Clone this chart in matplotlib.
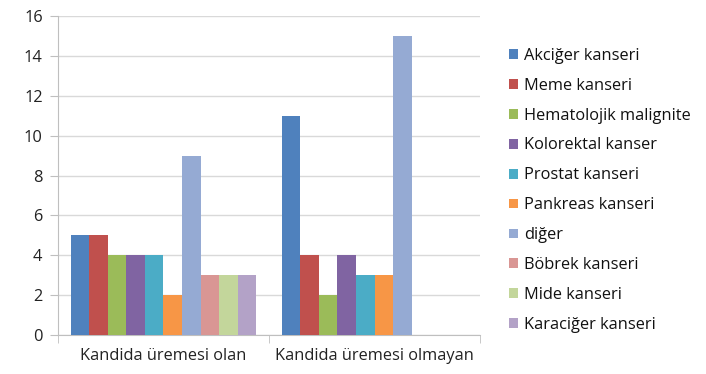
import numpy as np
import matplotlib
matplotlib.use("Agg")
import matplotlib.pyplot as plt

plt.rcParams['font.family'] = ['Open Sans', 'DejaVu Sans']

# ── data ────────────────────────────────────────────────────────────────────
groups = ["Kandida üremesi olan", "Kandida üremesi olmayan"]
series = ["Akciğer kanseri", "Meme kanseri", "Hematolojik malignite",
          "Kolorektal kanser", "Prostat kanseri", "Pankreas kanseri",
          "diğer", "Böbrek kanseri", "Mide kanseri", "Karaciğer kanseri"]
olan    = [5, 5, 4, 4, 4, 2, 9, 3, 3, 3]
olmayan = [11, 4, 2, 4, 3, 3, 15, 0, 0, 0]
yticks = [0, 2, 4, 6, 8, 10, 12, 14, 16]

colors = ["#4F81BD", "#C0504D", "#9BBB59", "#8064A2", "#4BACC6",
          "#F79646", "#95AAD3", "#D99694", "#C3D69B", "#B3A2C7"]

# ── plot ────────────────────────────────────────────────────────────────────
fig = plt.figure(figsize=(7.06, 3.74), dpi=100)
ax = fig.add_axes([0.082, 0.104, 0.598, 0.853])

x = np.arange(len(groups))
n = len(series)
w = 0.088
for i, name in enumerate(series):
    vals = [olan[i], olmayan[i]]
    ax.bar(x - w * n / 2 + w * (i + 0.5), vals, width=w, color=colors[i],
           label=name, zorder=3)

ax.set_xlim(-0.5, 1.5)
ax.set_ylim(0, 16)
ax.set_yticks(yticks)
ax.set_xticks(x)
ax.set_xticklabels(groups)
ax.set_xticks([-0.5, 0.5, 1.5], minor=True)
ax.tick_params(axis="x", which="major", length=0, pad=9, labelsize=11.8, colors="#222222")
ax.tick_params(axis="x", which="minor", length=6, color="#BFBFBF")
ax.tick_params(axis="y", length=6, labelsize=11.8, pad=5, colors="#222222")
ax.tick_params(axis="y", color="#BFBFBF")
ax.grid(axis="y", color="#D9D9D9", linewidth=1, zorder=0)

for s in ["top", "right"]:
    ax.spines[s].set_visible(False)
for s in ["left", "bottom"]:
    ax.spines[s].set_color("#BFBFBF")

fig.legend(loc="upper left", bbox_to_anchor=(0.712, 0.89), frameon=False,
           fontsize=11.8, handlelength=0.55, handleheight=0.55,
           handletextpad=0.35, labelspacing=0.85, borderaxespad=0,
           labelcolor="#111111")

plt.savefig("out.png", dpi=100)
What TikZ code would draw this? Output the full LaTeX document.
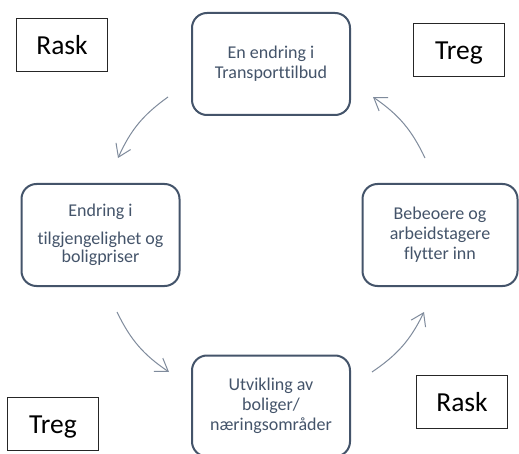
\documentclass[tikz,border=0pt]{standalone}
\usepackage{fontspec}
\setmainfont{Carlito}[Ligatures=CommonOff]
\usetikzlibrary{arrows.meta}
\definecolor{slate}{HTML}{44546A}
\definecolor{arrowgray}{HTML}{7F8B9C}
\begin{document}
\begin{tikzpicture}[x=1pt,y=1pt,
  stagebox/.style={draw=slate, line width=2pt, rounded corners=15pt, text=slate,
    minimum width=158pt, minimum height=102pt, inner sep=0pt, align=center,
    font=\fontsize{18}{20}\selectfont},
  speedbox/.style={draw=black!85, line width=0.9pt, text=black, inner sep=0pt,
    minimum width=91pt, minimum height=53pt, text height=18.5pt, text depth=0pt,
    font=\fontsize{27.5}{30}\selectfont},
  flow/.style={draw=arrowgray, line width=1pt, -{Straight Barb[length=12pt,width=16pt,line width=1pt]}, bend right=15}
]
\useasboundingbox (0,0) rectangle (519,-454);
\clip (0,0) rectangle (519,-454);
\fill[white] (0,0) rectangle (519,-454);

\node[stagebox] (top) at (271,-64) {En endring i\\Transporttilbud};
\node[stagebox] (left) at (100.5,-235) {Endring i\\[8pt]tilgjengelighet og\\[-2pt]boligpriser};
\node[stagebox, minimum width=155pt] (right) at (440,-235) {Bebeoere og\\arbeidstagere\\flytter inn};
\node[stagebox, minimum height=101pt] (bottom) at (271,-406) {Utvikling av\\boliger/\\næringsområder};

\node[speedbox] (rask1) at (62,-45) {Rask};
\node[speedbox] (treg1) at (459,-50) {Treg};
\node[speedbox] (treg2) at (53,-424) {Treg};
\node[speedbox] (rask2) at (462,-402) {Rask};

\coordinate (a1s) at (168,-97);
\coordinate (a1e) at (118,-158);
\coordinate (a2s) at (117,-312);
\coordinate (a2e) at (169,-372);
\coordinate (a3s) at (372,-372);
\coordinate (a3e) at (424,-312);
\coordinate (a4s) at (425,-158);
\coordinate (a4e) at (373,-97);

\draw[flow] (a1s) to (a1e);
\draw[flow] (a2s) to (a2e);
\draw[flow] (a3s) to (a3e);
\draw[flow] (a4s) to (a4e);
\end{tikzpicture}
\end{document}
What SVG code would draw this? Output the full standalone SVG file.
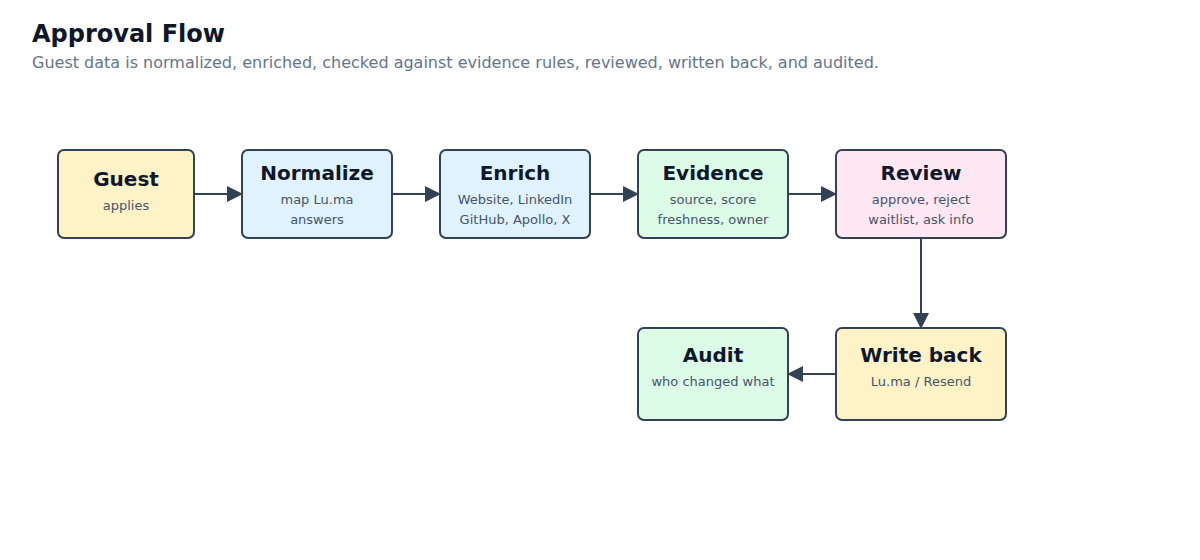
<svg xmlns="http://www.w3.org/2000/svg" width="1200" height="560" viewBox="0 0 1200 560">
<style>
text{font-family:"DejaVu Sans",sans-serif}
.t{font-size:20px;font-weight:bold;fill:#0f172a;text-anchor:middle}
.s{font-size:13px;fill:#475569;text-anchor:middle}
.box{stroke:#334155;stroke-width:2}
.c{stroke:#334155;stroke-width:2;fill:none;marker-end:url(#a)}
</style>
<defs><marker id="a" viewBox="0 0 10 10" refX="9" refY="5" markerWidth="8" markerHeight="8" markerUnits="userSpaceOnUse" orient="auto"><path d="M0,0L10,5L0,10z" fill="#334155"/></marker></defs>
<rect width="1200" height="560" fill="#fff"/>
<text x="32" y="42" style="font-size:24px;font-weight:bold;fill:#0f172a">Approval Flow</text>
<text x="32" y="68" style="font-size:16px;fill:#64748b">Guest data is normalized, enriched, checked against evidence rules, reviewed, written back, and audited.</text>
<g id="connectors">
<line class="c" x1="194" y1="194" x2="242" y2="194" style="marker-end:none"/><path d="M227,186L243,194L227,202z" fill="#334155"/>
<line x1="392" y1="194" x2="425" y2="194" stroke="#334155" stroke-width="2"/><path d="M425,186L441,194L425,202z" fill="#334155"/>
<line x1="590" y1="194" x2="623" y2="194" stroke="#334155" stroke-width="2"/><path d="M623,186L639,194L623,202z" fill="#334155"/>
<line x1="788" y1="194" x2="821" y2="194" stroke="#334155" stroke-width="2"/><path d="M821,186L837,194L821,202z" fill="#334155"/>
<line x1="921" y1="238" x2="921" y2="313" stroke="#334155" stroke-width="2"/><path d="M913,313L921,329L929,313z" fill="#334155"/>
<line x1="836" y1="374" x2="803" y2="374" stroke="#334155" stroke-width="2"/><path d="M803,366L787,374L803,382z" fill="#334155"/>
</g>
<g id="guest"><rect class="box" x="58" y="150" width="136" height="88" rx="6" fill="#fef3c7"/><text class="t" x="126" y="186">Guest</text><text class="s" x="126" y="210">applies</text></g>
<g id="normalize"><rect class="box" x="242" y="150" width="150" height="88" rx="6" fill="#e0f2fe"/><text class="t" x="317" y="180">Normalize</text><text class="s" x="317" y="204">map Lu.ma</text><text class="s" x="317" y="224">answers</text></g>
<g id="enrich"><rect class="box" x="440" y="150" width="150" height="88" rx="6" fill="#e0f2fe"/><text class="t" x="515" y="180">Enrich</text><text class="s" x="515" y="204">Website, LinkedIn</text><text class="s" x="515" y="224">GitHub, Apollo, X</text></g>
<g id="evidence"><rect class="box" x="638" y="150" width="150" height="88" rx="6" fill="#dcfce7"/><text class="t" x="713" y="180">Evidence</text><text class="s" x="713" y="204">source, score</text><text class="s" x="713" y="224">freshness, owner</text></g>
<g id="review"><rect class="box" x="836" y="150" width="170" height="88" rx="6" fill="#fce7f3"/><text class="t" x="921" y="180">Review</text><text class="s" x="921" y="204">approve, reject</text><text class="s" x="921" y="224">waitlist, ask info</text></g>
<g id="writeback"><rect class="box" x="836" y="328" width="170" height="92" rx="6" fill="#fef3c7"/><text class="t" x="921" y="362">Write back</text><text class="s" x="921" y="386">Lu.ma / Resend</text></g>
<g id="audit"><rect class="box" x="638" y="328" width="150" height="92" rx="6" fill="#dcfce7"/><text class="t" x="713" y="362">Audit</text><text class="s" x="713" y="386">who changed what</text></g>
</svg>
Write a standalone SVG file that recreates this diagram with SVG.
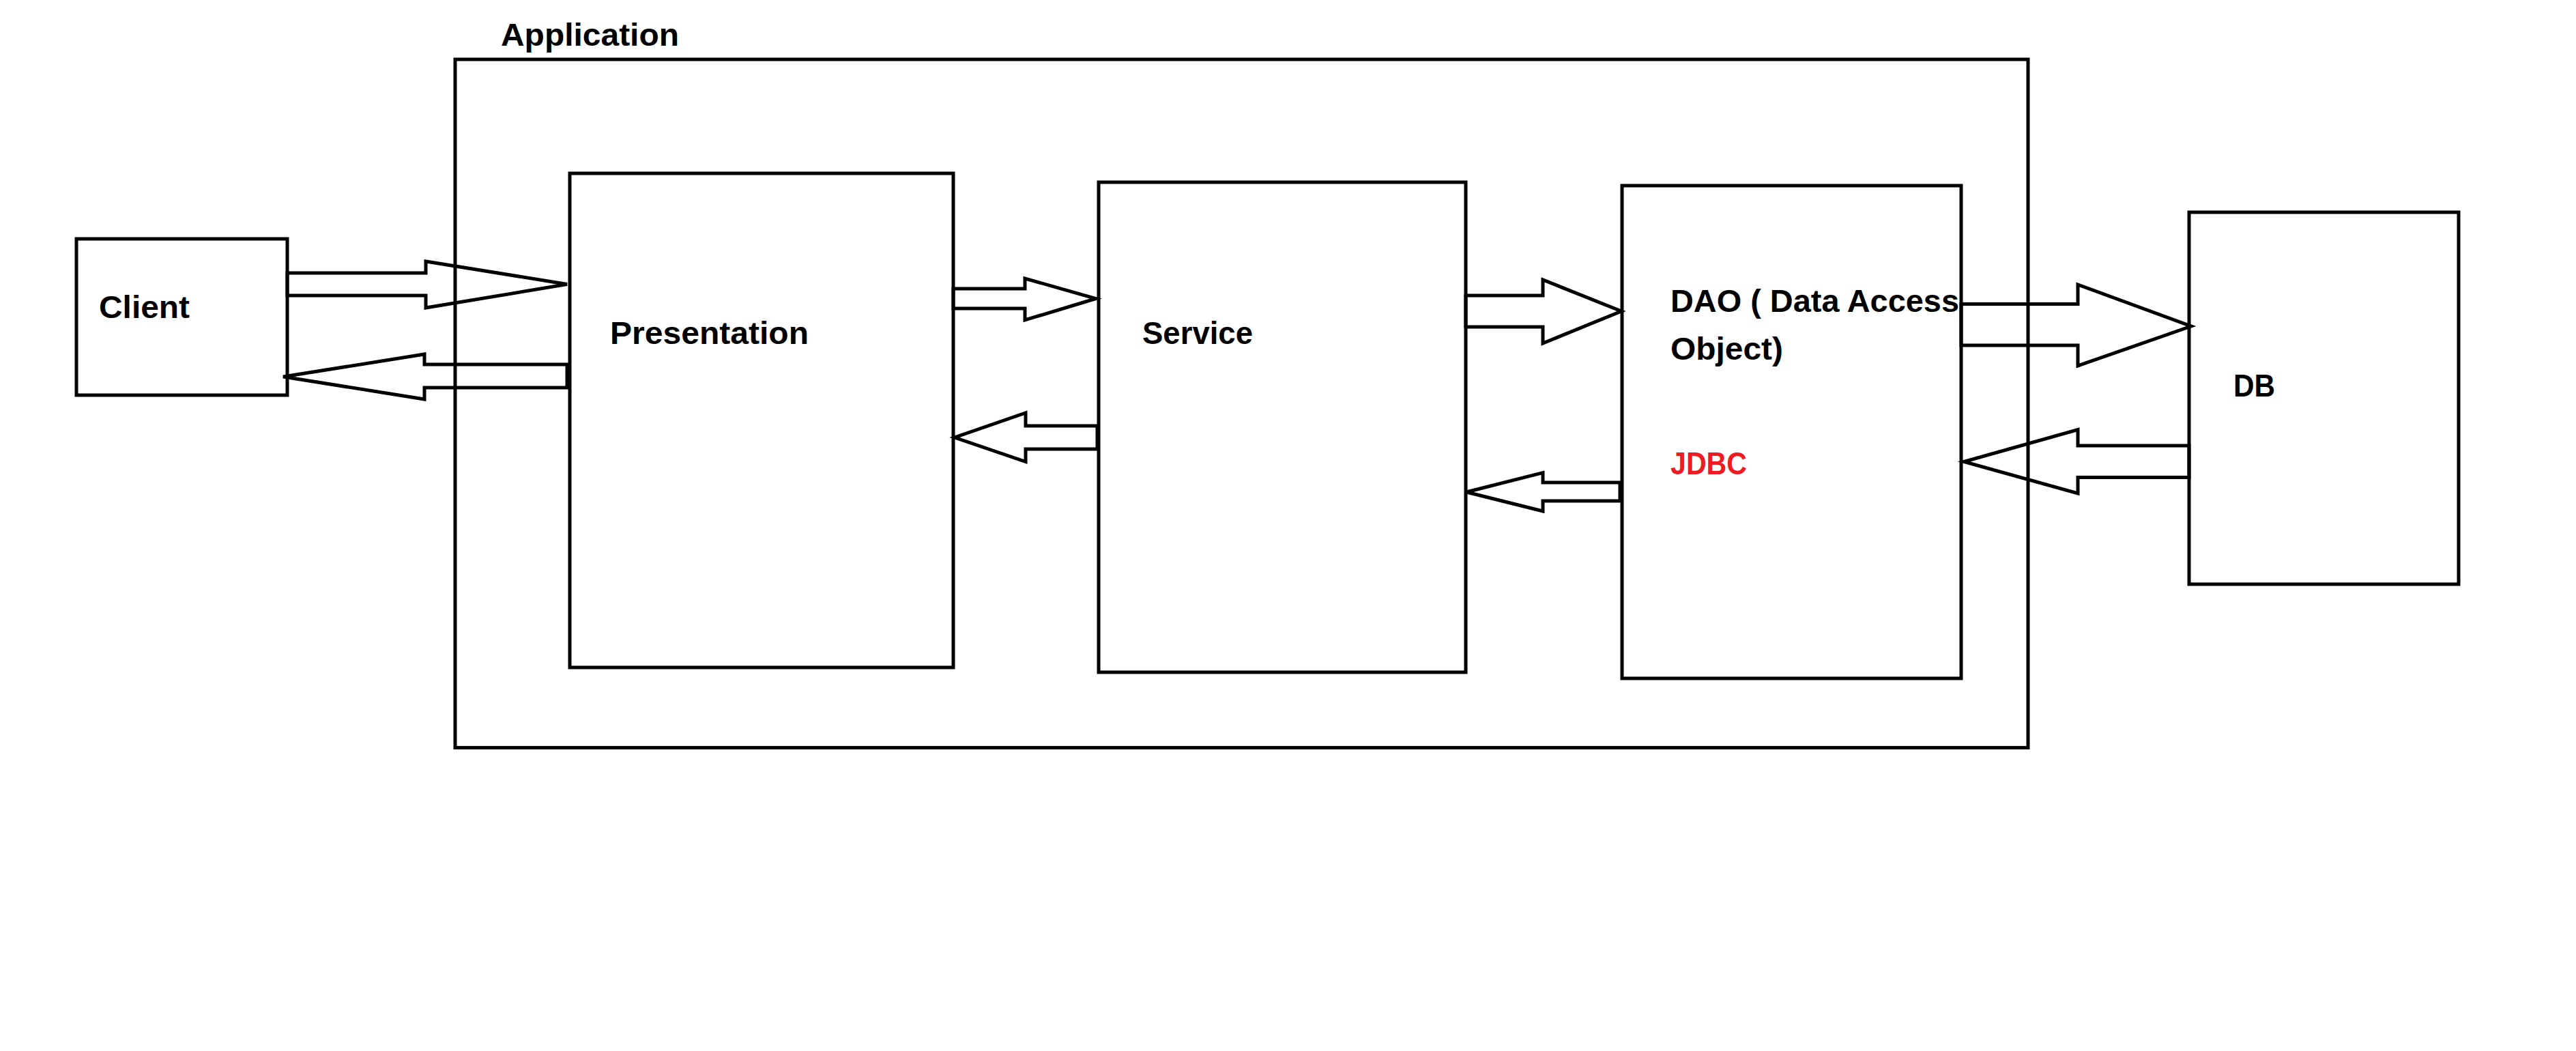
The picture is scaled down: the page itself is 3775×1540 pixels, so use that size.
<svg xmlns="http://www.w3.org/2000/svg" width="3775" height="1540" viewBox="0 0 3775 1540">
<style>
.box{fill:none;stroke:#000;stroke-width:5}
.arr{fill:none;stroke:#000;stroke-width:5;stroke-linejoin:miter}
.lbl{font-family:"Liberation Sans",Arial,sans-serif;font-weight:bold;font-size:46px;fill:#000}
.red{fill:#ED1C24}
</style>
<rect width="3775" height="1540" fill="#fff"/>
<g id="application">
<rect class="box" x="667" y="87" width="2305" height="1008.6"/>
<text class="lbl" x="734" y="67" textLength="261" lengthAdjust="spacingAndGlyphs">Application</text>
</g>
<g id="client">
<rect class="box" x="112" y="350" width="309" height="229"/>
<text class="lbl" x="145" y="466" textLength="133" lengthAdjust="spacingAndGlyphs">Client</text>
</g>
<g id="presentation">
<rect class="box" x="835" y="254" width="562" height="724"/>
<text class="lbl" x="894" y="504" textLength="291" lengthAdjust="spacingAndGlyphs">Presentation</text>
</g>
<g id="service">
<rect class="box" x="1610" y="267" width="538" height="718"/>
<text class="lbl" x="1674" y="504" textLength="162" lengthAdjust="spacingAndGlyphs">Service</text>
</g>
<g id="dao">
<rect class="box" x="2377" y="272" width="497" height="722"/>
<text class="lbl" x="2448" y="457" textLength="423" lengthAdjust="spacingAndGlyphs">DAO ( Data Access</text>
<text class="lbl" x="2448" y="527" textLength="165" lengthAdjust="spacingAndGlyphs">Object)</text>
<text class="lbl red" x="2448" y="695" textLength="112" lengthAdjust="spacingAndGlyphs">JDBC</text>
</g>
<g id="db">
<rect class="box" x="3208" y="311" width="395" height="545"/>
<text class="lbl" x="3273" y="581" textLength="61" lengthAdjust="spacingAndGlyphs">DB</text>
</g>
<g id="connectors">
<polygon class="arr" points="421,400 624,400 624,383 831,416.5 624,451 624,433 421,433"/>
<polygon class="arr" points="831,534 622,534 622,519 415,552 622,585 622,568 831,568"/>
<polygon class="arr" points="1397,423 1502,423 1502,408 1606,437.5 1502,469 1502,452 1397,452"/>
<polygon class="arr" points="1608,624 1503,624 1503,605 1399,641 1503,676.5 1503,658 1608,658"/>
<polygon class="arr" points="2148,433 2261,433 2261,410 2376,456 2261,503 2261,479 2148,479"/>
<polygon class="arr" points="2374,707 2261,707 2261,692.6 2149,721 2261,749 2261,734 2374,734"/>
<polygon class="arr" points="2874,445.5 3045,445.5 3045,417 3211,478 3045,536 3045,506 2874,506"/>
<polygon class="arr" points="3208,653 3045,653 3045,629.5 2878,676.5 3045,723 3045,699.5 3208,699.5"/>
</g>
</svg>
____
- Task to complete
In the data above, please extract the lines from the first one through the line with "plt.rcParams['font.family'] = ['Open", exactly, and keep pictures out.

- Task answer
Clone this chart in matplotlib.
import numpy as np
import matplotlib
matplotlib.use("Agg")
import matplotlib.pyplot as plt

plt.rcParams['font.family'] = ['Open Sans', 'DejaVu Sans']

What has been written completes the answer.